Cet effet serait inté­res­sant s’il permet­tait de stocker du carbone à long terme soit dans le sol sous la forme d’humus perma­nent, soit dans des maté­riaux isolants pour les habi­ta­tions ou les véhi­cules de parti­cu­liers. Pour le secteur agri­cole, c’est un modèle commer­cial inté­res­sant qui se dessine. Les efforts de recherche actuels se foca­lisent acti­ve­ment sur les mesures qui feront augmenter la teneur en humus sur le long et moyen terme. En outre, l’utilisation alter­na­tive de paille, de taillis à courte rota­tion et d’autres plantes à fibres doit être accom­pa­gnée de condi­tions-cadres et des mesures inci­ta­tives finan­cières néces­saires.
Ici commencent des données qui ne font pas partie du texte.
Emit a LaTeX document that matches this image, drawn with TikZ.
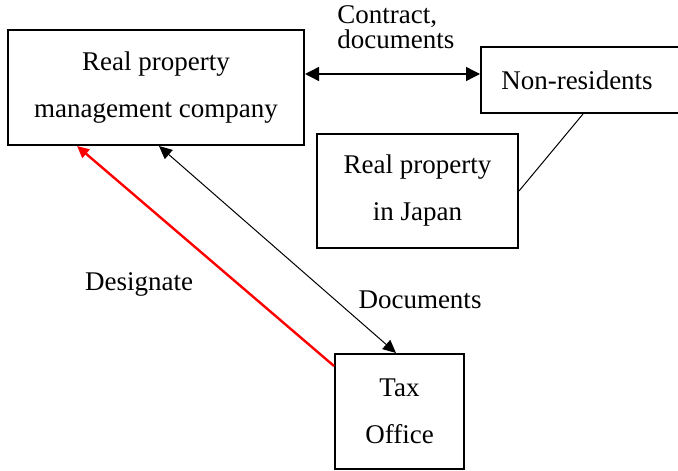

L’industrie 4.0 : des idées à faire germer

Il est clair que le secteur agri­cole évoluera beau­coup dans les années à venir, et nous parti­ci­pe­rons aussi à cette tran­si­tion. De par notre statut de « Smart Indus­trial Company », nous nous enga­geons à soutenir les agri­cul­teurs en leur propo­sant des solu­tions qui stimulent ce chan­ge­ment, et font germer les idées de l’industrie 4.0 dans leurs champs. La mise en réseau interne et externe accroît l’efficacité des processus, tout en rédui­sant l’utilisation de ressources. Au final, l’agriculture n’est pas si éloi­gnée d’une chaîne de valeur indus­trielle à ciel ouvert. Elle est juste soumise à beau­coup plus de variables (météo, impact sur le sol, etc.) et à une empreinte écolo­gique impor­tante.

Les produc­teurs ont toujours compris l’importance d’une agri­cul­ture durable, qui permette de préserver leurs propres moyens de subsis­tance. L’industrie du machi­nisme a les moyens de les soutenir dans cet objectif – et c’est ce qu’elle fera.